Rating:
It's possible to listen to and discuss this album
by married couple Avey Tare (real name: David Portner; main gig: Animal
Collective) and Kria Brekkan (aka Kristín Anna Valtýsdóttir, formerly of Múm,
lots of guest appearances since) on a conceptual plane. As has been widely
disseminated in the online community, Pullhair Rubeye was essentially
complete last December when, prompted in part by a viewing of director David Lynch's Inland Empire, Portner and Valtýsdóttir decided to
reverse the tapes and release the album with all the songs running backward.

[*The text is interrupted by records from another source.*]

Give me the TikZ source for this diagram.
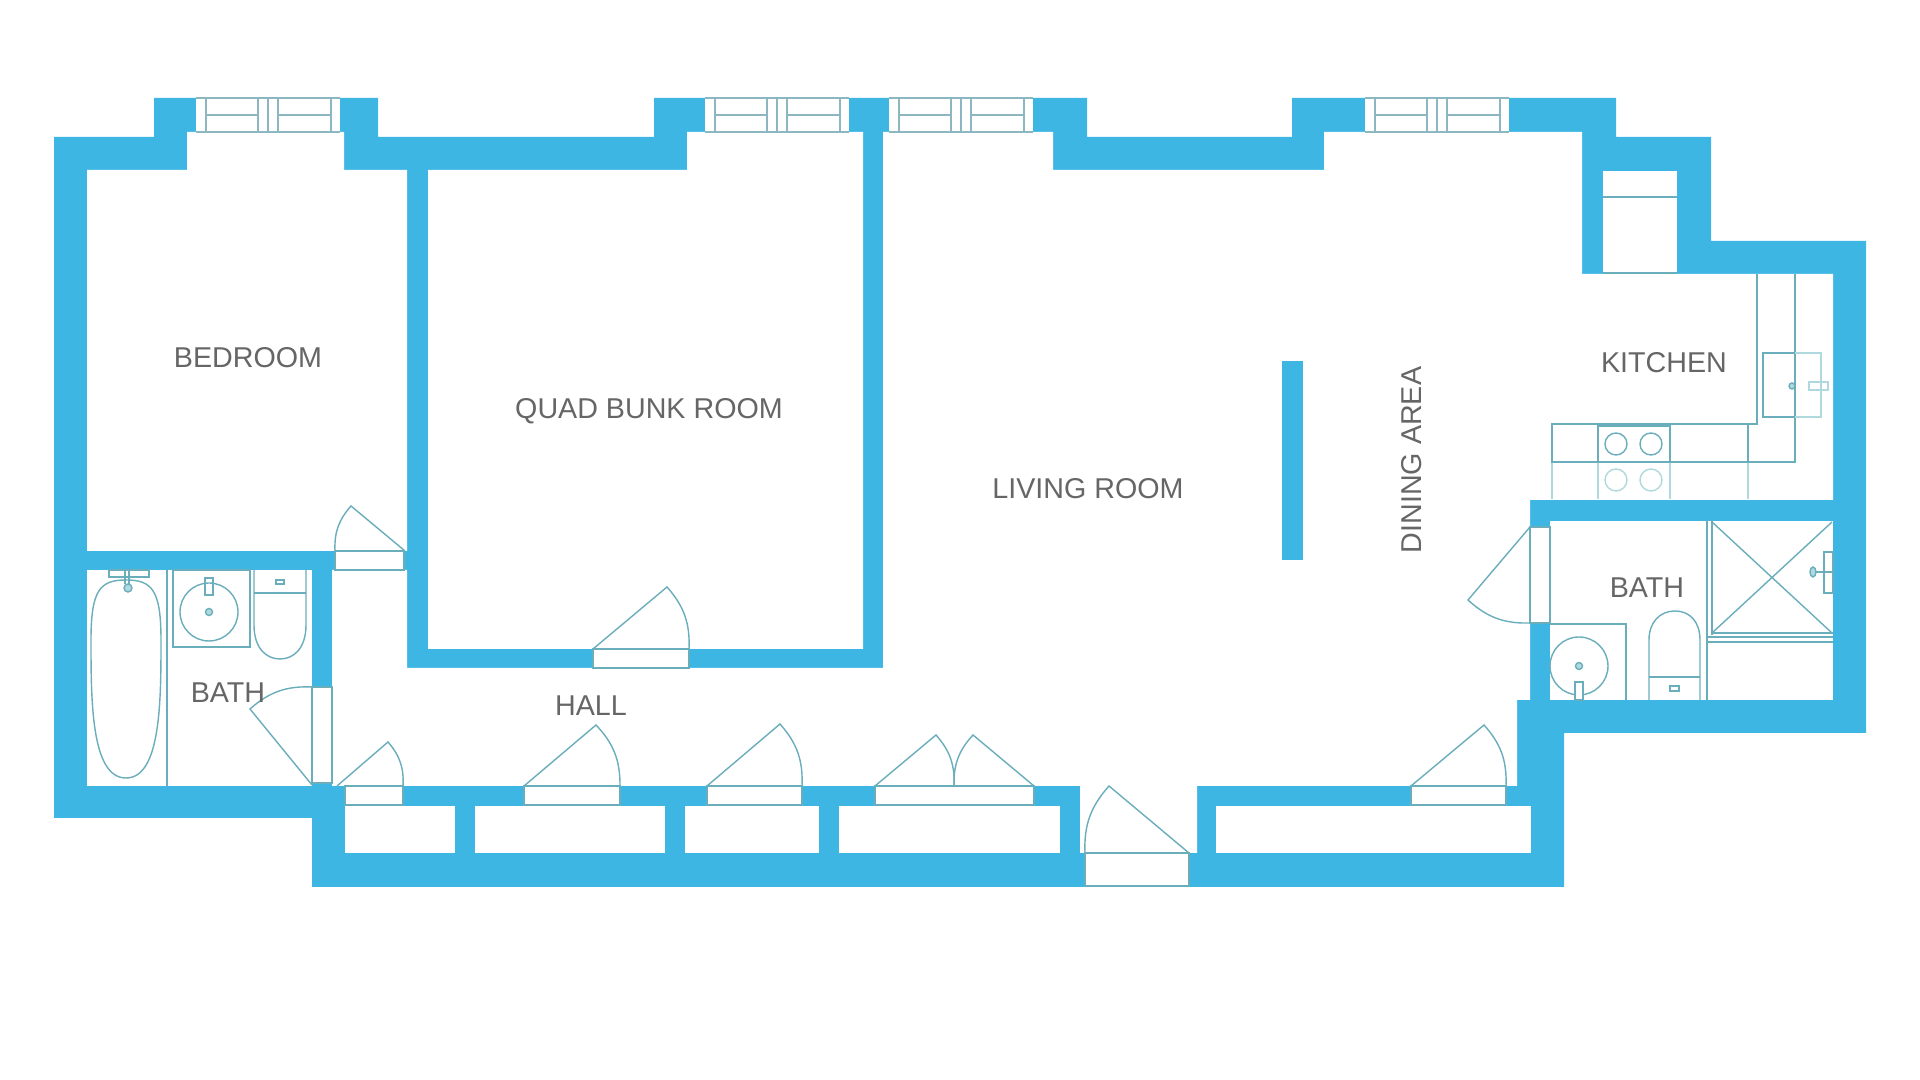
\documentclass[tikz,border=0pt]{standalone}
\usepackage{fontspec}
\setmainfont{Liberation Sans}
\definecolor{wallblue}{HTML}{3EB6E4}
\definecolor{fixline}{HTML}{6BAEBB}
\definecolor{winline}{HTML}{8DB7C0}
\definecolor{fixlight}{HTML}{B0D9DF}
\definecolor{labelgrey}{HTML}{666666}
\tikzset{
  wall/.style={fill=wallblue,draw=none},
  room/.style={fill=white,draw=none},
  fix/.style={draw=fixline,line width=0.4pt},
  fixwin/.style={draw=winline,line width=0.45pt},
  fixpale/.style={draw=fixlight,line width=0.4pt},
  opening/.style={fill=white,draw=fixline,line width=0.4pt},
  label/.style={text=labelgrey,font=\fontsize{8.15pt}{9pt}\selectfont,inner sep=0pt}
}
% window: shift x, width 144 units
\newcommand{\winunit}[1]{%
  \begin{scope}[xshift=#1*0.01cm]
    \fill[white] (0,98) rectangle (144,132);
    \draw[fixwin] (0,98) -- (144,98) (0,132) -- (144,132);
    \draw[fixwin] (10,98) -- (10,132) (62,98) -- (62,132) (72,98) -- (72,132) (82,98) -- (82,132) (135,98) -- (135,132);
    \draw[fixwin] (10,115) -- (62,115) (82,115) -- (135,115);
  \end{scope}}
\begin{document}
\begin{tikzpicture}[x=0.01cm,y=-0.01cm]
\useasboundingbox (0,0) rectangle (1920,1080);
% walls
\fill[wall] (54,137) -- (154,137) -- (154,98) -- (378,98) -- (378,137) -- (654,137) -- (654,98) -- (1087,98) -- (1087,137) -- (1292,137) -- (1292,98) -- (1616,98) -- (1616,137) -- (1711,137) -- (1711,241) -- (1866,241) -- (1866,733) -- (1564,733) -- (1564,887) -- (312,887) -- (312,818) -- (54,818) -- cycle;
% rooms
\fill[room] (87,170) -- (187,170) -- (187,132) -- (344,132) -- (344,170) -- (407,170) -- (407,551) -- (87,551) -- cycle;
\fill[room] (428,170) -- (687,170) -- (687,132) -- (863,132) -- (863,649) -- (428,649) -- cycle;
\fill[room] (883,132) -- (1053,132) -- (1053,170) -- (1324,170) -- (1324,132) -- (1582,132) -- (1582,274) -- (1833,274) -- (1833,500) -- (1530,500) -- (1530,700) -- (1517,700) -- (1517,786) -- (1197,786) -- (1197,853) -- (1189,853) -- (1189,887) -- (1085,887) -- (1085,853) -- (1080,853) -- (1080,786) -- (332,786) -- (332,570) -- (407,570) -- (407,668) -- (883,668) -- cycle;
\fill[room] (87,570) rectangle (312,786);
\fill[room] (1550,521) rectangle (1833,700);
\fill[room] (1603,171) rectangle (1677,274);
\fill[room] (345,806) rectangle (455,853);
\fill[room] (475,806) rectangle (665,853);
\fill[room] (685,806) rectangle (819,853);
\fill[room] (839,806) rectangle (1060,853);
\fill[room] (1216,806) rectangle (1531,853);
% pillar
\fill[wall] (1282,361) rectangle (1303,560);
% windows
\winunit{196}
\winunit{705}
\winunit{889}
\winunit{1365}
% door openings
\draw[opening] (335,551) rectangle (404,570);
\draw[opening] (593,649) rectangle (689,668);
\draw[opening] (312,687) rectangle (332,783);
\draw[opening] (345,786) rectangle (403,805);
\draw[opening] (524,786) rectangle (620,805);
\draw[opening] (707,786) rectangle (802,805);
\draw[opening] (875,786) rectangle (1034,805);
\draw[opening] (1411,786) rectangle (1506,805);
\draw[opening] (1085,853) rectangle (1189,886);
\draw[opening] (1530,527) rectangle (1550,623);
% door leaves
\draw[fix] (405,551) -- (351,506) to[bend right=22] (335,551);
\draw[fix] (593,649) -- (667,587) to[bend left=22] (689,649);
\draw[fix] (312,785) -- (250,709) to[bend left=22] (312,687);
\draw[fix] (337,786) -- (388,742) to[bend left=22] (403,786);
\draw[fix] (524,786) -- (596,725) to[bend left=22] (620,786);
\draw[fix] (707,786) -- (780,724) to[bend left=22] (802,786);
\draw[fix] (875,786) -- (936,735) to[bend left=22] (954,786);
\draw[fix] (1034,786) -- (973,735) to[bend right=22] (954,786);
\draw[fix] (1411,786) -- (1484,725) to[bend left=22] (1506,786);
\draw[fix] (1189,853) -- (1109,786) to[bend right=22] (1085,853);
\draw[fix] (1530,527) -- (1468,600) to[bend right=22] (1530,623);
% left bath fixtures
\draw[fix] (167,570) -- (167,786);
\draw[fix] (126,580) .. controls (100,580) and (91,590) .. (91,640) .. controls (91,700) and (91,778) .. (126,778) .. controls (161,778) and (161,700) .. (161,640) .. controls (161,590) and (152,580) .. (126,580) -- cycle;
\draw[fix] (109,570) rectangle (149,577);
\draw[fix] (125,570) -- (125,584) (129,570) -- (129,584);
\draw[fix,fill=fixlight] (128,588) ellipse (4 and 4);
\draw[fix] (173,570) rectangle (250,647);
\draw[fix] (209,612) circle (29);
\draw[fix,fill=fixlight] (209,612) circle (3.5);
\draw[fix] (205,578) rectangle (213,595);
\draw[fix] (254,570) -- (254,625) .. controls (254,648) and (266,659) .. (280,659) .. controls (294,659) and (306,648) .. (306,625) -- (306,570);
\draw[fix] (254,593) -- (306,593);
\draw[fix] (276,580) rectangle (284,584);
% right bath fixtures
\draw[fix] (1707,520) -- (1707,700);
\draw[fix] (1712,520) -- (1712,635);
\draw[fix] (1707,642) -- (1833,642);
\draw[fix] (1708,637) -- (1833,637);
\draw[fix] (1712,633) -- (1833,633);
\draw[fix] (1712,522) -- (1832,633) (1832,522) -- (1712,633);
\draw[fix] (1824,552) rectangle (1833,593);
\draw[fix] (1833,572) -- (1816,572);
\draw[fix,fill=fixlight] (1813,572) ellipse (3 and 5);
\draw[fix] (1550,624) -- (1626,624) -- (1626,700);
\draw[fix] (1579,666) circle (29);
\draw[fix,fill=fixlight] (1579,666) circle (3.5);
\draw[fix,fill=white] (1575,682) rectangle (1583,700);
\draw[fix] (1649,700) -- (1649,640) .. controls (1649,622) and (1660,611) .. (1675,611) .. controls (1690,611) and (1700,622) .. (1700,640) -- (1700,700);
\draw[fix] (1649,677) -- (1700,677);
\draw[fix] (1670,686) rectangle (1679,691);
% kitchen fixtures
\draw[fix] (1603,197) -- (1677,197);
\draw[fix] (1603,273) -- (1677,273);
\draw[fixpale] (1598,462) -- (1598,499) (1670,462) -- (1670,499) (1748,462) -- (1748,499) (1552,462) -- (1552,499);
\draw[fixpale] (1616,480) circle (11) (1651,480) circle (11);
\draw[fix] (1757,274) -- (1757,424) -- (1552,424) -- (1552,462) -- (1795,462) -- (1795,274);
\draw[fix] (1598,426) rectangle (1670,462);
\draw[fix] (1748,424) -- (1748,462);
\draw[fix] (1616,444) circle (11) (1651,444) circle (11);
\draw[fix] (1795,353) -- (1763,353) -- (1763,417) -- (1795,417);
\draw[fixpale] (1795,353) -- (1821,353) -- (1821,417) -- (1795,417);
\draw[fixpale] (1809,382) rectangle (1828,390);
\draw[fix,fill=fixlight] (1792,386) circle (3);
% labels
\node[label] (bedroom) at (248,358) {BEDROOM};
\node[label] (quad) at (649,411) {QUAD BUNK ROOM};
\node[label] (living) at (1088,489) {LIVING ROOM};
\node[label,rotate=90] (dining) at (1412,460) {DINING AREA};
\node[label] (kitchen) at (1664,363) {KITCHEN};
\node[label] (bathright) at (1647,588) {BATH};
\node[label] (bathleft) at (228,693) {BATH};
\node[label] (hall) at (591,706) {HALL};
\end{tikzpicture}
\end{document}
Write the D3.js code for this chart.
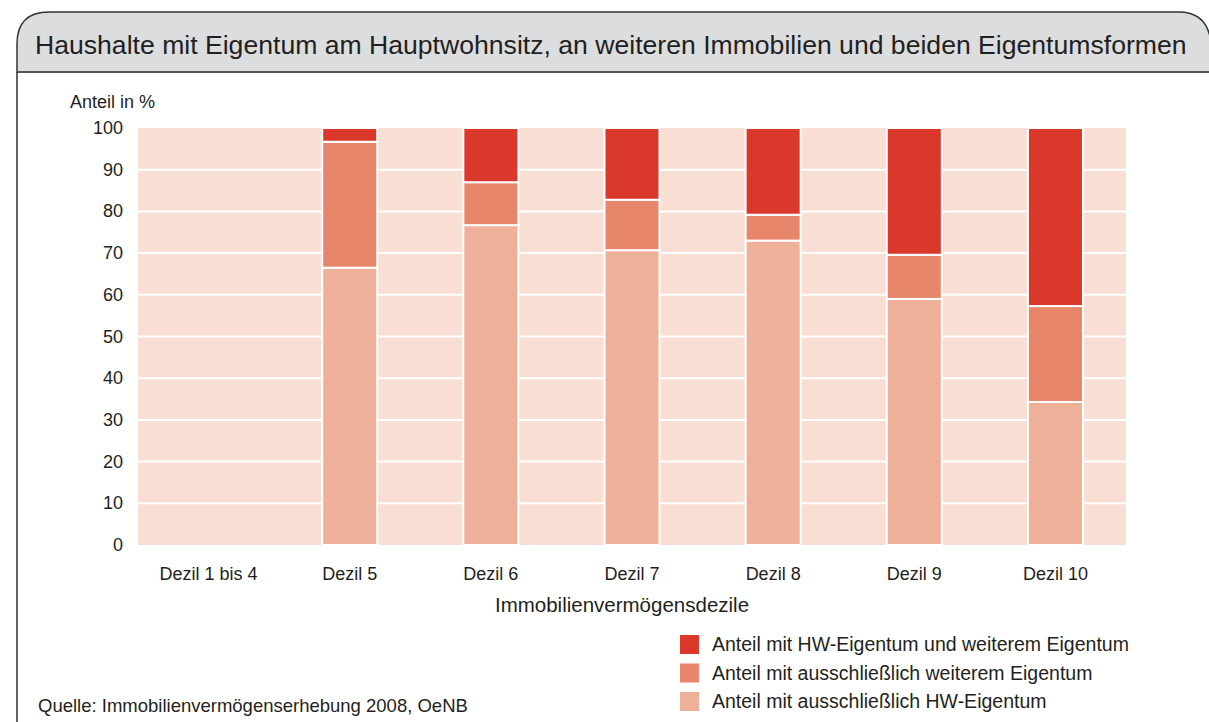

There's plenty of experimental music out there-- long drones, say-- where such
a move might have gone unnoticed; this isn't one of them. The original tapes
consisted of earthy, folky songs of simple construction consisting of mostly
acoustic guitar, piano, and voice.
Some potentially interesting questions crop up. Portner and Valtýsdóttir
knew lots of people would re-reverse the record to hear its source; indeed,
plenty of computer-savvy fans have already "fixed" Pullhair
Rubeye, and-- what do you know-- in its original form, it's a damn nice
album.
Though Portner and Valtýsdóttir's main projects have little in common, here they are
aesthetically simpatico. Relative to the dark material Portner released on his
half of a 2003 split EP, these tracks show him with an interest in singsong melody
and childlike simplicity as pronounced as that of his partner-in-crime Panda
Bear. And while I am no fan of Valtýsdóttir's infantilized coo of a voice, I
like it in this context better than anywhere outside the first Múm record. So I
highly recommend that Animal Collective fans seek out the re-reversed copies of
Pullhair Rubeye. They are enjoyable. And the computer-savvy downloaders helped make them.
Another point of interest: there is something compelling about how
"acoustic" music can become "electronic" merely by running
the tape backward. In their original form, these are "songs;"
reversed, if they are going to be appreciated at all, these "songs"
are heard as "ambient pieces." So yeah, conceptually, Pullhair
Rubeye might have something on the ball, and I'm always a fan of playful gestures.
But then there's, you know, the thing that sits on store shelves and costs
money. And that version of Pullhair Rubeye is remarkably dull.
For me
personally, the irony is that I've long considered myself the biggest sucker
ever born for the simple backward effect. In reviews I've praised passages for
their "disorientation" and "peculiar sense of longing" that
were no more than a couple of notes tapped out on a piano and flipped over in
Pro Tools. I admit it; it's easy to pull off, but backward instruments can still
get to me. Probably all that time as a kid spent listening for Satanic
back-masking when I should have been outside playing kick the can (or maybe it was those Beatles records).
A whole
album of this one effect, however, the reverse piano and reverse guitar and
reverse voices going from decay to attack over and over and over again for 31
minutes... man, it's not just boring, it actually becomes depressing. It all
kind of bleeds together into one bland and undifferentiated sonic blob that I never need to hear again.
That's one nice thing about living when we do, though: Unlike Lou Reed fans
with Metal Machine Music or Flaming Lips fans with Zaireeka, no
one is going to pick this up on a whim without knowing what they're getting
into. The information is out there. Everyone who knows and cares about the
Animal Collective, everyone who follows the doings of Kristín Anna
Valtýsdóttir, all these folks also spend time online and so know Pullhair
Rubeye's story. So it's not a rip-off, at least, we have to give them that.
It's also no fun whatsoever to listen to.